> _TASK REQUIREMENTS_:
Any pictures in the records below must be left out when you repeat the lines from the line containing "Write the seaborn" through the line containing "54.4, 55.4, 53.9, 51.2, 53.3, 56.0]" exactly.

---------- RECORDS SUPPLIED ----------

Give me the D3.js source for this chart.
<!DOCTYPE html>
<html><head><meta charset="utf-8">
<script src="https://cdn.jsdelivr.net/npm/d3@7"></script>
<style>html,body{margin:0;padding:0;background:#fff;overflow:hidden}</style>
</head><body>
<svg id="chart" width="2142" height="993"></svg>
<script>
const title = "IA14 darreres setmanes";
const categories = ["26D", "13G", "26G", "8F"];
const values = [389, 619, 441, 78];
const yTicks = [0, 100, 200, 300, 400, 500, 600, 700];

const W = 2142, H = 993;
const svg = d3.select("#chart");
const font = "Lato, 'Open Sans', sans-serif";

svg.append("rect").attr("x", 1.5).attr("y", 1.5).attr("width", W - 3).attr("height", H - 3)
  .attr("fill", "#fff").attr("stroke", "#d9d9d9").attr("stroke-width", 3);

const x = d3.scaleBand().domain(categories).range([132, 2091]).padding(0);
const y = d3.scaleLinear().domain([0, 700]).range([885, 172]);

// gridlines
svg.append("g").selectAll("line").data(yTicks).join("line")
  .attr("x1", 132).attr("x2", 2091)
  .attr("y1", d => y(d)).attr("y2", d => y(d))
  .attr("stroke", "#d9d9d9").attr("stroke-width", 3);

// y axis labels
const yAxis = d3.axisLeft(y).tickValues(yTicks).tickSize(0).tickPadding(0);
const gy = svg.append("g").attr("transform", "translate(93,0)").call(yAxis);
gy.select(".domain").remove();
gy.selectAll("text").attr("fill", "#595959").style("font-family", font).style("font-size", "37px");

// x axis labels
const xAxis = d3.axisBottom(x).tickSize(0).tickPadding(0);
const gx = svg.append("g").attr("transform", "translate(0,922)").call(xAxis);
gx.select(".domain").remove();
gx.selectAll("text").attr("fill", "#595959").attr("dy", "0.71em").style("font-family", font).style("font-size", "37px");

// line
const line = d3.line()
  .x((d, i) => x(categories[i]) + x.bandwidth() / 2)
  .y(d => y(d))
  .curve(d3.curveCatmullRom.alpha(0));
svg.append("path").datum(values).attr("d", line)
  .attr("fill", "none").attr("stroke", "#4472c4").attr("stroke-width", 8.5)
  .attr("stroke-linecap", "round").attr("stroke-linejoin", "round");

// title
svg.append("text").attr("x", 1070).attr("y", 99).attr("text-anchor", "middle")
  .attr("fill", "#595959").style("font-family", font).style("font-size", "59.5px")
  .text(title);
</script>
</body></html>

----------
---------- RECORDS SUPPLIED ----------

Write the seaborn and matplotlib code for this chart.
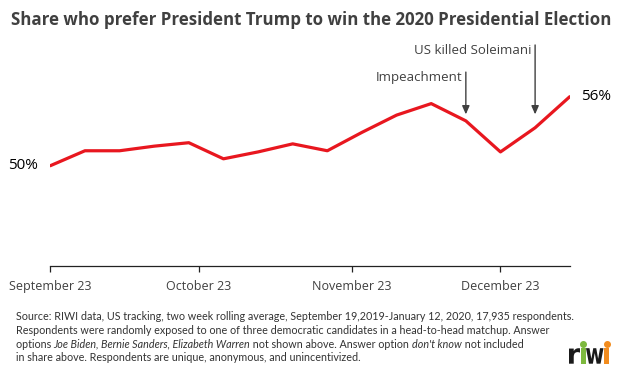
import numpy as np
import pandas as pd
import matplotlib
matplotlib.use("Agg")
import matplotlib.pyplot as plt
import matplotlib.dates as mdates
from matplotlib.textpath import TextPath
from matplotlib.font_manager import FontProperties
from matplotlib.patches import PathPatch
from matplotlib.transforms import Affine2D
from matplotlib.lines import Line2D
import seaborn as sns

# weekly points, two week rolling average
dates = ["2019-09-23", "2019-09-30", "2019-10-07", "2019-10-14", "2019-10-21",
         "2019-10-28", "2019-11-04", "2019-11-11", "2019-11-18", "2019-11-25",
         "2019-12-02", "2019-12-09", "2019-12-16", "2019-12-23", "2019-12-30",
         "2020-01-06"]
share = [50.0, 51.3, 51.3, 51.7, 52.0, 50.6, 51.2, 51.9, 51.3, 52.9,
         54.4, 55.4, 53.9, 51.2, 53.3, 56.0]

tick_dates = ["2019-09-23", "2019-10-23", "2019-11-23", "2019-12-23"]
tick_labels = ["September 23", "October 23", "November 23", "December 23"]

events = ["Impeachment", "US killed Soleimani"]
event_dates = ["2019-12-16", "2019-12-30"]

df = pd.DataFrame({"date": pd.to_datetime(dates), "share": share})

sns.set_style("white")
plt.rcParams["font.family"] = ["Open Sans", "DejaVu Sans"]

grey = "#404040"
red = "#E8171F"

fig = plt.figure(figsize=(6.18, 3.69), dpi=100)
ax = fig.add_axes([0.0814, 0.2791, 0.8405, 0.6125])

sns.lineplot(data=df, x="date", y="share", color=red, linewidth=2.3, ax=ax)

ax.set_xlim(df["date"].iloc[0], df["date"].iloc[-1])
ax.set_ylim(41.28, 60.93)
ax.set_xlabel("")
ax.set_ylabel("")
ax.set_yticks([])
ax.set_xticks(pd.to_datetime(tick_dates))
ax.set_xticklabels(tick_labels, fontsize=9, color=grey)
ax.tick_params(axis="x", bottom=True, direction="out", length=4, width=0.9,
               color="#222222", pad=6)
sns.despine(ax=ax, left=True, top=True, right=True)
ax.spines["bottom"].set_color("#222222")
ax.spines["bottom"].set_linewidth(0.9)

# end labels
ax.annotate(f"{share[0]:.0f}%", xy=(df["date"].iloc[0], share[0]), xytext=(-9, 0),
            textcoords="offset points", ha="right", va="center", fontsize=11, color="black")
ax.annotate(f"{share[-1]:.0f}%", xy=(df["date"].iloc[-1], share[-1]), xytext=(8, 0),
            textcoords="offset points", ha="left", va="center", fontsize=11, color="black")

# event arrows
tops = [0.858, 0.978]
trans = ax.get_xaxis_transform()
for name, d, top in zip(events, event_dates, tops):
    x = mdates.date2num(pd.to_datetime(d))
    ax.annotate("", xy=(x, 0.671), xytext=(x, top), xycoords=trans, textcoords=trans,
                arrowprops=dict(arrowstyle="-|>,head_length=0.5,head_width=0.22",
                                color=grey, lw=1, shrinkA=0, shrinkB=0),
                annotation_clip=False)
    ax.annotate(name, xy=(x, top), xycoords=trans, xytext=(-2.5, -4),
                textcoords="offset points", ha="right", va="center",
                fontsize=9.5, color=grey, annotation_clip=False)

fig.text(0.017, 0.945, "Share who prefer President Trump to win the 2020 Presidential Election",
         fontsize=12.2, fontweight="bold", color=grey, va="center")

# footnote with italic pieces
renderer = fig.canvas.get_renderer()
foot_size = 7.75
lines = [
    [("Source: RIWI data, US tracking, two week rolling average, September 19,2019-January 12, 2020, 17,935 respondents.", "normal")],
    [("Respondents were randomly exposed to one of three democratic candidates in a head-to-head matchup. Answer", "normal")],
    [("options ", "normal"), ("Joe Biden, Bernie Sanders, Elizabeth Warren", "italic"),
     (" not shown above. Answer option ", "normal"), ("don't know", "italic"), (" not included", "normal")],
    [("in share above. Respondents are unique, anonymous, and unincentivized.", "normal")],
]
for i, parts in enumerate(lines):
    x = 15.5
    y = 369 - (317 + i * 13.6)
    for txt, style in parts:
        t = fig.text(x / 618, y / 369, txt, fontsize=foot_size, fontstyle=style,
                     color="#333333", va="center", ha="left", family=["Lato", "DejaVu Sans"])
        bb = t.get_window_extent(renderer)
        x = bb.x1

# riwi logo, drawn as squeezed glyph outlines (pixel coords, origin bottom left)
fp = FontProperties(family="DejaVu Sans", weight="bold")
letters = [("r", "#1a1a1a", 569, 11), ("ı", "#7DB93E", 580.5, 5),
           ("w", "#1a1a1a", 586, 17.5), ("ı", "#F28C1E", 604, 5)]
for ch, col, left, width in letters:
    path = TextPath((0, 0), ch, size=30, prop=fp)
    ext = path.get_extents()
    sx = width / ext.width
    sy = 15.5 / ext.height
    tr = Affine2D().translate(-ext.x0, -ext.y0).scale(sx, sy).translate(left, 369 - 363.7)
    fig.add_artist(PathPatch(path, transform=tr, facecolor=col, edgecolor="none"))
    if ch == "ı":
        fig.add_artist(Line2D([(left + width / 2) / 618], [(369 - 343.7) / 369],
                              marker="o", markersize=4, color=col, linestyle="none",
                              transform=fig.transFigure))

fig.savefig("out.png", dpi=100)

----------
---------- RECORDS SUPPLIED ----------

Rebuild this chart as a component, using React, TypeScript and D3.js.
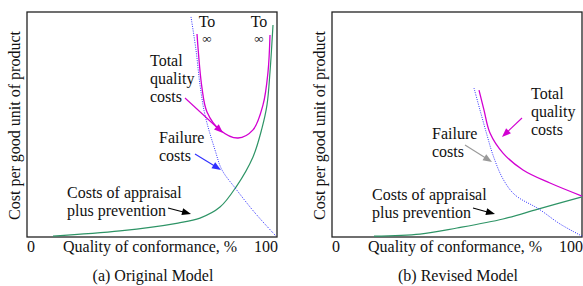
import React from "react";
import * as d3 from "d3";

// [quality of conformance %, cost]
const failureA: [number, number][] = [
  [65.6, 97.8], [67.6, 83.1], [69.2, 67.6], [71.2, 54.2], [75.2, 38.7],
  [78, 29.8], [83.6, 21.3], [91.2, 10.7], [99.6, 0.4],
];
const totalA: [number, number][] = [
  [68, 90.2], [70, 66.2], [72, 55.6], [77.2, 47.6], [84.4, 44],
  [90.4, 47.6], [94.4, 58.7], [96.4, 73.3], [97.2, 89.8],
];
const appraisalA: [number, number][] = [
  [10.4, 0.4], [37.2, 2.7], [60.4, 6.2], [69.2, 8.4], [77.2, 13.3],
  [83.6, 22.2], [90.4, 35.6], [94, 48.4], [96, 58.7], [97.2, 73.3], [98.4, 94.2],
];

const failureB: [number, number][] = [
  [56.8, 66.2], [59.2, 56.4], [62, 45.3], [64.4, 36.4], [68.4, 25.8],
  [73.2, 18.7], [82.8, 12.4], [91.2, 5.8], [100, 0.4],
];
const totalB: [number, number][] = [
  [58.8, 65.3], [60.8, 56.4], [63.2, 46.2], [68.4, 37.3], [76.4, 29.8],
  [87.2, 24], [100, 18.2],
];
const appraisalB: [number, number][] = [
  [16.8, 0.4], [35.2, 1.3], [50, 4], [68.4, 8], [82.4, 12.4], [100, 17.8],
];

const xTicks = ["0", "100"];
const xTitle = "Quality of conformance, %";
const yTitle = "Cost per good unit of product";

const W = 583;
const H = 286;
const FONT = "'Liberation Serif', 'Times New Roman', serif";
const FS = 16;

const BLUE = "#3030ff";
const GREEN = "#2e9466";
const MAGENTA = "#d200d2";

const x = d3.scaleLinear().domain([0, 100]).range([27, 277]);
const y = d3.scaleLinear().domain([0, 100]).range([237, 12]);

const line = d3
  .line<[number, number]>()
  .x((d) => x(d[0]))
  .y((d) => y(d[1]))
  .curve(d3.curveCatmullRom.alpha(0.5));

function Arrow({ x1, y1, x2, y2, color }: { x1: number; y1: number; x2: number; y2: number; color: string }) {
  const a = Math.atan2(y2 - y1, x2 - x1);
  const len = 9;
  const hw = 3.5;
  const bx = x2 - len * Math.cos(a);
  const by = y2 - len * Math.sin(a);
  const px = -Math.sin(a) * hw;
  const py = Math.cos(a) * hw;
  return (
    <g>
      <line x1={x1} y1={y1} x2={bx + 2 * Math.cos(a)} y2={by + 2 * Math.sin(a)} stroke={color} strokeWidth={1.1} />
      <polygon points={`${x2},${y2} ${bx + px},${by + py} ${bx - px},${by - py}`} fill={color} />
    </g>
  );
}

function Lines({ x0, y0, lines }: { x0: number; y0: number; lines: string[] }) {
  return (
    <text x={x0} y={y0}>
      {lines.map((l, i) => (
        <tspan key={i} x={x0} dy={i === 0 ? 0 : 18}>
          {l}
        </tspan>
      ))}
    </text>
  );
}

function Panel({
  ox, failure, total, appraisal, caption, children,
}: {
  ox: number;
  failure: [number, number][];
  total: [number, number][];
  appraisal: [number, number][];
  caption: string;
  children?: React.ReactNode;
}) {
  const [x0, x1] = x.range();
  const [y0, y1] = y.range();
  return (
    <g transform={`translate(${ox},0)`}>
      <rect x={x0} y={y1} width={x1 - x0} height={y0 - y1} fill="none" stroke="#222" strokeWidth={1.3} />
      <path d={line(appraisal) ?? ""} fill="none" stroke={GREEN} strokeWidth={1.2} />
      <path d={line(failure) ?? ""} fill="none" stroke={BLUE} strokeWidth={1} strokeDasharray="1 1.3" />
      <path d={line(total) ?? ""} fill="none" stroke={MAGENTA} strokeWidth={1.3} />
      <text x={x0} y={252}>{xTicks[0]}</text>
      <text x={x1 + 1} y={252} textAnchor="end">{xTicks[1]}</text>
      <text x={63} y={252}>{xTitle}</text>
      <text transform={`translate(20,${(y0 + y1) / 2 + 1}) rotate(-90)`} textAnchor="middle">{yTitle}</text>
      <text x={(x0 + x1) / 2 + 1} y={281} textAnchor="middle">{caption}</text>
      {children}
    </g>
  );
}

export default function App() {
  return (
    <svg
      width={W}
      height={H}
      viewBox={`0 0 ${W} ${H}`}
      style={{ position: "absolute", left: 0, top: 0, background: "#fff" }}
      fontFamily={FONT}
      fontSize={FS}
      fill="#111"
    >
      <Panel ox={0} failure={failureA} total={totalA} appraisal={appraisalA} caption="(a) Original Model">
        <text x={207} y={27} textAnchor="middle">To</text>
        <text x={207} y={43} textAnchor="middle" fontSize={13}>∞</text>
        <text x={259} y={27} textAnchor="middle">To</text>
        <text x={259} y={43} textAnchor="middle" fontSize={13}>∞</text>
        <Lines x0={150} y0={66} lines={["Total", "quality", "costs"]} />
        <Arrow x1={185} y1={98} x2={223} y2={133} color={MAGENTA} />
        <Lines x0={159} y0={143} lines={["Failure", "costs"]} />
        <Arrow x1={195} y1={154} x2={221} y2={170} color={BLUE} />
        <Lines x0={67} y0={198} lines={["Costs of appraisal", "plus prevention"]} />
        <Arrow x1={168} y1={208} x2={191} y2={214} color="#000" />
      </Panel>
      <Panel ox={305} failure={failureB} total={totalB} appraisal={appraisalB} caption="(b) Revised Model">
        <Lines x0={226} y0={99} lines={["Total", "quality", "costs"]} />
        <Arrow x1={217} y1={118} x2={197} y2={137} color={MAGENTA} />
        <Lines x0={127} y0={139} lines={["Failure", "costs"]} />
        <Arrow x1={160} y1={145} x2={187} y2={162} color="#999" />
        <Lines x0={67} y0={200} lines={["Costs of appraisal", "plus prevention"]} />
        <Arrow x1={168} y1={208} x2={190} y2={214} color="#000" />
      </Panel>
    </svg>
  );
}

----------

> _TASK ANSWER_:
Write the seaborn and matplotlib code for this chart.
import numpy as np
import pandas as pd
import matplotlib
matplotlib.use("Agg")
import matplotlib.pyplot as plt
import matplotlib.dates as mdates
from matplotlib.textpath import TextPath
from matplotlib.font_manager import FontProperties
from matplotlib.patches import PathPatch
from matplotlib.transforms import Affine2D
from matplotlib.lines import Line2D
import seaborn as sns

# weekly points, two week rolling average
dates = ["2019-09-23", "2019-09-30", "2019-10-07", "2019-10-14", "2019-10-21",
         "2019-10-28", "2019-11-04", "2019-11-11", "2019-11-18", "2019-11-25",
         "2019-12-02", "2019-12-09", "2019-12-16", "2019-12-23", "2019-12-30",
         "2020-01-06"]
share = [50.0, 51.3, 51.3, 51.7, 52.0, 50.6, 51.2, 51.9, 51.3, 52.9,
         54.4, 55.4, 53.9, 51.2, 53.3, 56.0]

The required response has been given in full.